По ступенькам к виселице | страница 8



Девочка-подросток. Она сидела на снегу и, распахнув от ужаса глаза цвета лесного ореха, плакала. Тихо и беззвучно, просто истекала ручьями слез, больно кусающих щеки поцелуями зимней стужи.

Но она была совсем раздета. Тонкое льняное платье больше походило на ткань мешка, где наспех сделали разрезы для рук и головы. Достаточно куцая одежда для такой, прямо скажем, не летней погоды.

Маленькую голову с впалыми щеками страдалицы обрамляют светлые пряди волос, грубо и спешно выстриженные, а кажется просто назидательно обрубленные и теперь представляющие собой лишь подобие прически.

Вся ее фигурка — точеное сосредоточение нищеты и страдания. Миниатюрность в болезненной худобе от частого недоедания, белизна кожи нарушена следами от побоев и лентами рассечений.

Ей страшно, холодно и одиноко. Босые ноги скручивает мороз в окоченении лиловых пальцев. Наглядная иллюстрация — живая картина людского равнодушия и злости. Немыслимо! Хотя отрубленной голове стоило бы помолчать…. Мое существование куда более немыслимо.

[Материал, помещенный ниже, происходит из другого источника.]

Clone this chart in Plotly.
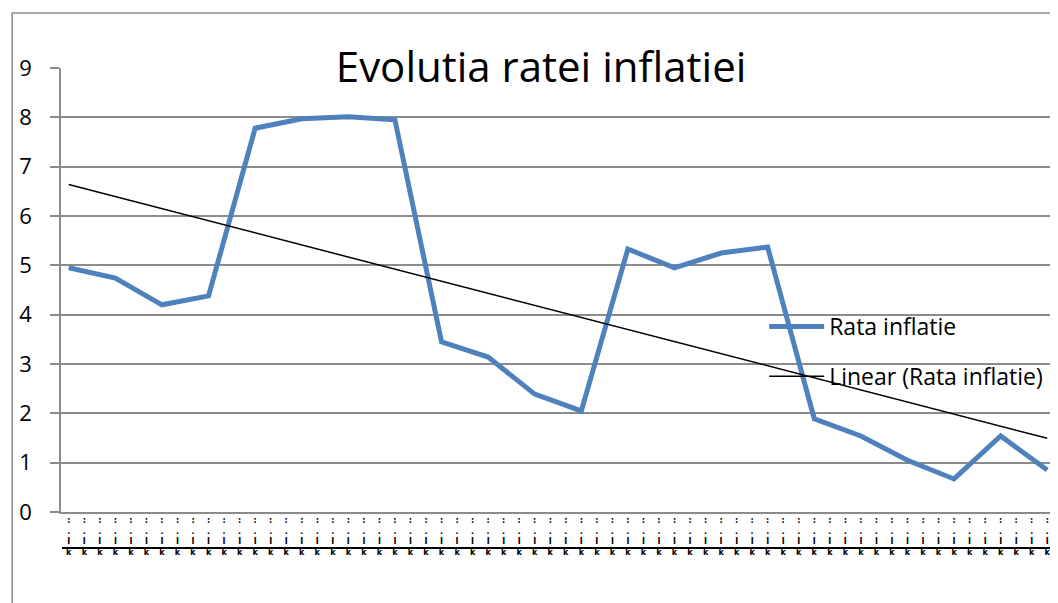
import numpy as np
import plotly.graph_objects as go

# ---- data ----
n_categories = 64
point_step = 3
rata_inflatie = [4.95, 4.74, 4.20, 4.38, 7.78, 7.97, 8.01, 7.95, 3.45, 3.14, 2.39,
                 2.05, 5.33, 4.95, 5.25, 5.37, 1.89, 1.54, 1.05, 0.67, 1.54, 0.85]
category_label = ":<br>.<br>I<br>k"
y_ticks = [0, 1, 2, 3, 4, 5, 6, 7, 8, 9]
title_text = "Evolutia ratei inflatiei"
series_name = "Rata inflatie"
trend_name = "Linear (Rata inflatie)"

x_pos = np.arange(len(rata_inflatie)) * point_step
idx = np.arange(len(rata_inflatie))
slope, intercept = np.polyfit(idx, rata_inflatie, 1)
trend = intercept + slope * idx

fig = go.Figure()
fig.add_trace(go.Scatter(x=x_pos, y=rata_inflatie, mode="lines", name=series_name,
                         line=dict(color="#4F81BD", width=5), legendgroup="a"))
fig.add_trace(go.Scatter(x=x_pos, y=trend, mode="lines", name=trend_name,
                         line=dict(color="black", width=1.5), legendgroup="b"))

W, H = 1058, 603
OFF = 8  # page offset of the figure (body margin)
PL, PR, PT, PB = 57, 1055, 68, 512  # plot area in page pixels
ml, mr, mt, mb = PL - OFF, W - (PR - OFF), PT - OFF, H - (PB - OFF)


def px_x(p):
    return (p - PL) / (PR - PL)


def px_y(p):
    return (PB - p) / (PB - PT)


fig.update_layout(
    width=W, height=H,
    margin=dict(l=ml, r=mr, t=mt, b=mb),
    paper_bgcolor="white", plot_bgcolor="white",
    font=dict(family="Open Sans", color="black"),
    title=dict(text=title_text, x=px_x(539), xref="paper", xanchor="center",
               y=1 - (67 - OFF) / H, yref="container", yanchor="middle",
               font=dict(size=42, family="Open Sans", color="black")),
    showlegend=True,
    legend=dict(x=px_x(763), y=px_y(305), xanchor="left", yanchor="top",
                bgcolor="rgba(0,0,0,0)", font=dict(size=23, color="black"),
                tracegroupgap=17, itemwidth=55),
    xaxis=dict(range=[-0.5, n_categories - 0.5], tickmode="array",
               tickvals=list(range(n_categories)),
               ticktext=[category_label] * n_categories,
               tickfont=dict(size=8, family="DejaVu Sans", color="black", weight="bold"),
               showgrid=False, zeroline=False, showline=True, linecolor="#8c8c8c",
               linewidth=1.5, ticks="", tickangle=0),
    yaxis=dict(range=[0, 9], tickvals=y_ticks, showgrid=True, gridcolor="#8c8c8c",
               gridwidth=1.5, zeroline=False, showline=True, linecolor="#8c8c8c",
               linewidth=1.5, ticks="outside", ticklen=9, tickcolor="#8c8c8c",
               tickwidth=1.5, tickfont=dict(size=22, color="black"),
               ticklabelstandoff=14),
    shapes=[
        dict(type="rect", xref="paper", yref="paper", x0=px_x(8), x1=px_x(1075),
             y0=px_y(620), y1=px_y(13), line=dict(color="#8c8c8c", width=1.5),
             fillcolor="rgba(0,0,0,0)", layer="below"),
        dict(type="line", xref="paper", yref="paper", x0=px_x(58), x1=px_x(1056),
             y0=px_y(548), y1=px_y(548), line=dict(color="black", width=2)),
    ],
)

fig.write_html("out.html")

— Голова, — пискнула Девочка, поднимая к своему лицу кулачки, будто закрываясь от неведомой опасности.

— Голова, — запросто согласился я.

Она вскрикнула и отпрыгнула на метр, шлепнувшись на задницу, и невольно широко расставив ноги. Я отвел взгляд, давая понять, что смотреть на ее промерзшие прелести, не прикрытые элементарно даже тонкой тканью белья, я не намерен. Она торопливо и смущенно прикрылась, краснея и согреваясь от этого, потом вновь села на колени и подползла чуть ближе.

— Живой… — прошептала девочка, по-детски округляя глаза, будто увидела чудо.

— Живой, живой, — подтвердил я, смотря на разворачивавшуюся картину восторга глазами постоянного, привыкшего к подобному, зрителя, — не бойся, я не смогу тебя обидеть… Без рук и ног это крайне затруднительно, сама понимаешь.

Но она не слышит меня. Все еще объятая восторгом, опасливо тянет ко мне свою крохотную ручку с тонкими дрожащими пальцами и быстрым мимолетным движением касается моей щеки.

Тепло. Я на мгновение прикрываю глаза. Почему у побитых, израненных людьми существ всегда столько тепла? Мне не понять.

— Теплая, — произносит девочка. Она рассматривает свой палец, будто после прикосновения к моей щеке на нем осталась драгоценная золотая пыль. Нет ее там, но девочка улыбается. Вымученная страдальческая улыбка, хотя даже при этом необъяснимо счастливая. Неужели, она всерьез обрадовалась мне, как чуду? М-да…

— Разумеется, теплый, — я вывожу ее из придурковатого оцепенения немного резким тоном, — Я же живой, все живое теплое.